**Data lines:**
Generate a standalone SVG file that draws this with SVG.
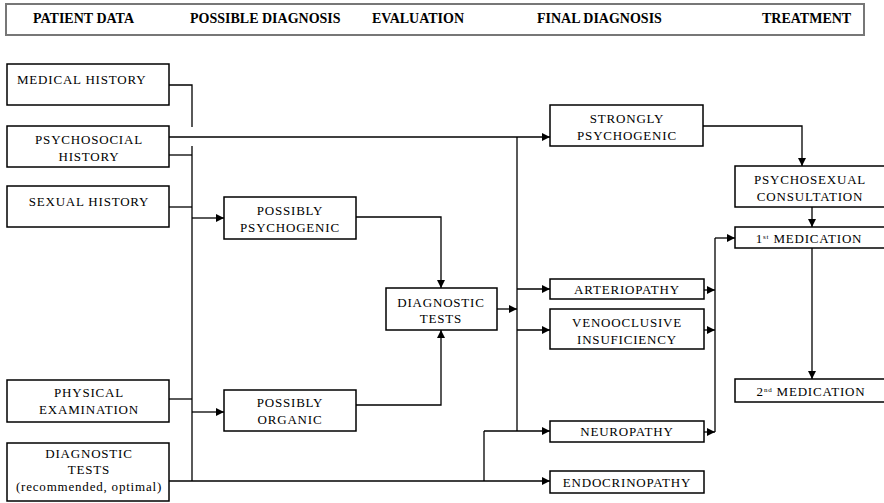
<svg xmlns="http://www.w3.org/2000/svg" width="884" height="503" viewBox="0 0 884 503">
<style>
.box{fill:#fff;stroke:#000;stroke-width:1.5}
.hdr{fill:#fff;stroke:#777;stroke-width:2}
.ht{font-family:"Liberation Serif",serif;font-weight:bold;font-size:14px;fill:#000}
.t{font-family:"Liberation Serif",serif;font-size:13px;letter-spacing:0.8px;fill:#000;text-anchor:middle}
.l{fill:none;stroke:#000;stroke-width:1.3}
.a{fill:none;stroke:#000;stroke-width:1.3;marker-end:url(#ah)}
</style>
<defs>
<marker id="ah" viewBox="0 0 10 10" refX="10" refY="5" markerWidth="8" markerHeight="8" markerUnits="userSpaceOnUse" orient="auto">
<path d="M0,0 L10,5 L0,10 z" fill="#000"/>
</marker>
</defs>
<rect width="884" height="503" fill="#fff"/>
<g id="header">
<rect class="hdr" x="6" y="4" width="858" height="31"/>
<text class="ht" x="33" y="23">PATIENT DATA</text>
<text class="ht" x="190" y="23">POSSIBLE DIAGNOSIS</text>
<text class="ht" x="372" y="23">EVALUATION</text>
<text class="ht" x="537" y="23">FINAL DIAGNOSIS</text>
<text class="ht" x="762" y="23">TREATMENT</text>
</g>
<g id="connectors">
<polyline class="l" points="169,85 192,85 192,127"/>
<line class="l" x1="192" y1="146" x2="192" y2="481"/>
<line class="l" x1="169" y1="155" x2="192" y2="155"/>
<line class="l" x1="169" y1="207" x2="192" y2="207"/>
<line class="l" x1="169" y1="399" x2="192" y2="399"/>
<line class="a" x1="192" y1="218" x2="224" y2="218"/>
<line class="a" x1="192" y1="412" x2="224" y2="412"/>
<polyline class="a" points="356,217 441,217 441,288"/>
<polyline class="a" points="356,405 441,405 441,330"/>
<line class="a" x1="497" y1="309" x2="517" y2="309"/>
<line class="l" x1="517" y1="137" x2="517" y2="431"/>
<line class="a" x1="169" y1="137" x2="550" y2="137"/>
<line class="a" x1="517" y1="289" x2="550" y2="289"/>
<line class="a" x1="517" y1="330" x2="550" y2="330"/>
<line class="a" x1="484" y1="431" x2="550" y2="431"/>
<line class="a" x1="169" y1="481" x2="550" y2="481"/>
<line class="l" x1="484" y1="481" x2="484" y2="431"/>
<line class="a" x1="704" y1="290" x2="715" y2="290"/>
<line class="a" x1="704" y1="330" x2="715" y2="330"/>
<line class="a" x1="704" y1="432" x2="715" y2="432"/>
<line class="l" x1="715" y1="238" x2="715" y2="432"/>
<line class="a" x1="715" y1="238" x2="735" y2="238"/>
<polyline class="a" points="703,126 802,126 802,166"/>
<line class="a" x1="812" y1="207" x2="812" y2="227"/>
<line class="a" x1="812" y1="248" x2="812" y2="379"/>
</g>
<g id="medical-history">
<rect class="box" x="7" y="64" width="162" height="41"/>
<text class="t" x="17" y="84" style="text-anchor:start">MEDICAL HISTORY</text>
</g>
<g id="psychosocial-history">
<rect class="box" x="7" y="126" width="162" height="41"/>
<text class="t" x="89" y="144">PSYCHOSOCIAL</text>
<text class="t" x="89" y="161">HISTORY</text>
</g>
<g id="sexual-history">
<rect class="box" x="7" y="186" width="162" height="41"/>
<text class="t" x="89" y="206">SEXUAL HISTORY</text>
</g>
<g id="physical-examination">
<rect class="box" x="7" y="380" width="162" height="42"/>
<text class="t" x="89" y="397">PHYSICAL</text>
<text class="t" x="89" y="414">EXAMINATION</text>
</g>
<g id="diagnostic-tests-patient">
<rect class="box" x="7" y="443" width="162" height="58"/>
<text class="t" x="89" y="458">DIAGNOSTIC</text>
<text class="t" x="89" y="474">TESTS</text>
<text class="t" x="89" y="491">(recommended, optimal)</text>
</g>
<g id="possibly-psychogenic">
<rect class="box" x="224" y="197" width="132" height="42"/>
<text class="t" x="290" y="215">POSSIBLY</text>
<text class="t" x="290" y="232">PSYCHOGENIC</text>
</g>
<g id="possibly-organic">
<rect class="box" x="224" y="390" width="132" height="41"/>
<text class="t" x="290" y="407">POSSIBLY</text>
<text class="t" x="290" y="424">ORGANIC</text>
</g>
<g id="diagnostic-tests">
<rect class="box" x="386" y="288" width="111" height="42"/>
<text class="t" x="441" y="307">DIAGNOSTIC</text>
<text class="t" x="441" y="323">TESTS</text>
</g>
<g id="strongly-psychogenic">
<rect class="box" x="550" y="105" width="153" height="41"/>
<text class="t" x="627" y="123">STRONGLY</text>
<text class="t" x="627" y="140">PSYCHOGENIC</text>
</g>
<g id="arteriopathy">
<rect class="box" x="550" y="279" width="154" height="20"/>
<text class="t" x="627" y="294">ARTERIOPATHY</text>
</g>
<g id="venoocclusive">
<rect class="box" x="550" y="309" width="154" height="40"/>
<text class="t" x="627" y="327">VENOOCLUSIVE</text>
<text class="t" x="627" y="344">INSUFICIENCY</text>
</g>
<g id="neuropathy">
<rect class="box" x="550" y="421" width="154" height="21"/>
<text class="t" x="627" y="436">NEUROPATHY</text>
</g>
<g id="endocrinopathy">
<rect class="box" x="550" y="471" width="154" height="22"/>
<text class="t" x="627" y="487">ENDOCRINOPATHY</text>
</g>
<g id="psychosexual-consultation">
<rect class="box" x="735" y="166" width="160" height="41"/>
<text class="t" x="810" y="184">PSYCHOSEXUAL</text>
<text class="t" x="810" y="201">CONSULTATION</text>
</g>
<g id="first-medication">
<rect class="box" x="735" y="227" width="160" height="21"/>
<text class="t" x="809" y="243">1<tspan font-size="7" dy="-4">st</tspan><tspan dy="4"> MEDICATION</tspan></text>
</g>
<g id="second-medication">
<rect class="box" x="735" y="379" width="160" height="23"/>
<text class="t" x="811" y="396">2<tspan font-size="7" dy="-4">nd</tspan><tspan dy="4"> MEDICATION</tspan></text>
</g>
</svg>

**What is needed:**
Reproduce the whole listing word for word, setting aside any pictures.

**The reply:**
Generate a standalone SVG file that draws this with SVG.
<svg xmlns="http://www.w3.org/2000/svg" width="884" height="503" viewBox="0 0 884 503">
<style>
.box{fill:#fff;stroke:#000;stroke-width:1.5}
.hdr{fill:#fff;stroke:#777;stroke-width:2}
.ht{font-family:"Liberation Serif",serif;font-weight:bold;font-size:14px;fill:#000}
.t{font-family:"Liberation Serif",serif;font-size:13px;letter-spacing:0.8px;fill:#000;text-anchor:middle}
.l{fill:none;stroke:#000;stroke-width:1.3}
.a{fill:none;stroke:#000;stroke-width:1.3;marker-end:url(#ah)}
</style>
<defs>
<marker id="ah" viewBox="0 0 10 10" refX="10" refY="5" markerWidth="8" markerHeight="8" markerUnits="userSpaceOnUse" orient="auto">
<path d="M0,0 L10,5 L0,10 z" fill="#000"/>
</marker>
</defs>
<rect width="884" height="503" fill="#fff"/>
<g id="header">
<rect class="hdr" x="6" y="4" width="858" height="31"/>
<text class="ht" x="33" y="23">PATIENT DATA</text>
<text class="ht" x="190" y="23">POSSIBLE DIAGNOSIS</text>
<text class="ht" x="372" y="23">EVALUATION</text>
<text class="ht" x="537" y="23">FINAL DIAGNOSIS</text>
<text class="ht" x="762" y="23">TREATMENT</text>
</g>
<g id="connectors">
<polyline class="l" points="169,85 192,85 192,127"/>
<line class="l" x1="192" y1="146" x2="192" y2="481"/>
<line class="l" x1="169" y1="155" x2="192" y2="155"/>
<line class="l" x1="169" y1="207" x2="192" y2="207"/>
<line class="l" x1="169" y1="399" x2="192" y2="399"/>
<line class="a" x1="192" y1="218" x2="224" y2="218"/>
<line class="a" x1="192" y1="412" x2="224" y2="412"/>
<polyline class="a" points="356,217 441,217 441,288"/>
<polyline class="a" points="356,405 441,405 441,330"/>
<line class="a" x1="497" y1="309" x2="517" y2="309"/>
<line class="l" x1="517" y1="137" x2="517" y2="431"/>
<line class="a" x1="169" y1="137" x2="550" y2="137"/>
<line class="a" x1="517" y1="289" x2="550" y2="289"/>
<line class="a" x1="517" y1="330" x2="550" y2="330"/>
<line class="a" x1="484" y1="431" x2="550" y2="431"/>
<line class="a" x1="169" y1="481" x2="550" y2="481"/>
<line class="l" x1="484" y1="481" x2="484" y2="431"/>
<line class="a" x1="704" y1="290" x2="715" y2="290"/>
<line class="a" x1="704" y1="330" x2="715" y2="330"/>
<line class="a" x1="704" y1="432" x2="715" y2="432"/>
<line class="l" x1="715" y1="238" x2="715" y2="432"/>
<line class="a" x1="715" y1="238" x2="735" y2="238"/>
<polyline class="a" points="703,126 802,126 802,166"/>
<line class="a" x1="812" y1="207" x2="812" y2="227"/>
<line class="a" x1="812" y1="248" x2="812" y2="379"/>
</g>
<g id="medical-history">
<rect class="box" x="7" y="64" width="162" height="41"/>
<text class="t" x="17" y="84" style="text-anchor:start">MEDICAL HISTORY</text>
</g>
<g id="psychosocial-history">
<rect class="box" x="7" y="126" width="162" height="41"/>
<text class="t" x="89" y="144">PSYCHOSOCIAL</text>
<text class="t" x="89" y="161">HISTORY</text>
</g>
<g id="sexual-history">
<rect class="box" x="7" y="186" width="162" height="41"/>
<text class="t" x="89" y="206">SEXUAL HISTORY</text>
</g>
<g id="physical-examination">
<rect class="box" x="7" y="380" width="162" height="42"/>
<text class="t" x="89" y="397">PHYSICAL</text>
<text class="t" x="89" y="414">EXAMINATION</text>
</g>
<g id="diagnostic-tests-patient">
<rect class="box" x="7" y="443" width="162" height="58"/>
<text class="t" x="89" y="458">DIAGNOSTIC</text>
<text class="t" x="89" y="474">TESTS</text>
<text class="t" x="89" y="491">(recommended, optimal)</text>
</g>
<g id="possibly-psychogenic">
<rect class="box" x="224" y="197" width="132" height="42"/>
<text class="t" x="290" y="215">POSSIBLY</text>
<text class="t" x="290" y="232">PSYCHOGENIC</text>
</g>
<g id="possibly-organic">
<rect class="box" x="224" y="390" width="132" height="41"/>
<text class="t" x="290" y="407">POSSIBLY</text>
<text class="t" x="290" y="424">ORGANIC</text>
</g>
<g id="diagnostic-tests">
<rect class="box" x="386" y="288" width="111" height="42"/>
<text class="t" x="441" y="307">DIAGNOSTIC</text>
<text class="t" x="441" y="323">TESTS</text>
</g>
<g id="strongly-psychogenic">
<rect class="box" x="550" y="105" width="153" height="41"/>
<text class="t" x="627" y="123">STRONGLY</text>
<text class="t" x="627" y="140">PSYCHOGENIC</text>
</g>
<g id="arteriopathy">
<rect class="box" x="550" y="279" width="154" height="20"/>
<text class="t" x="627" y="294">ARTERIOPATHY</text>
</g>
<g id="venoocclusive">
<rect class="box" x="550" y="309" width="154" height="40"/>
<text class="t" x="627" y="327">VENOOCLUSIVE</text>
<text class="t" x="627" y="344">INSUFICIENCY</text>
</g>
<g id="neuropathy">
<rect class="box" x="550" y="421" width="154" height="21"/>
<text class="t" x="627" y="436">NEUROPATHY</text>
</g>
<g id="endocrinopathy">
<rect class="box" x="550" y="471" width="154" height="22"/>
<text class="t" x="627" y="487">ENDOCRINOPATHY</text>
</g>
<g id="psychosexual-consultation">
<rect class="box" x="735" y="166" width="160" height="41"/>
<text class="t" x="810" y="184">PSYCHOSEXUAL</text>
<text class="t" x="810" y="201">CONSULTATION</text>
</g>
<g id="first-medication">
<rect class="box" x="735" y="227" width="160" height="21"/>
<text class="t" x="809" y="243">1<tspan font-size="7" dy="-4">st</tspan><tspan dy="4"> MEDICATION</tspan></text>
</g>
<g id="second-medication">
<rect class="box" x="735" y="379" width="160" height="23"/>
<text class="t" x="811" y="396">2<tspan font-size="7" dy="-4">nd</tspan><tspan dy="4"> MEDICATION</tspan></text>
</g>
</svg>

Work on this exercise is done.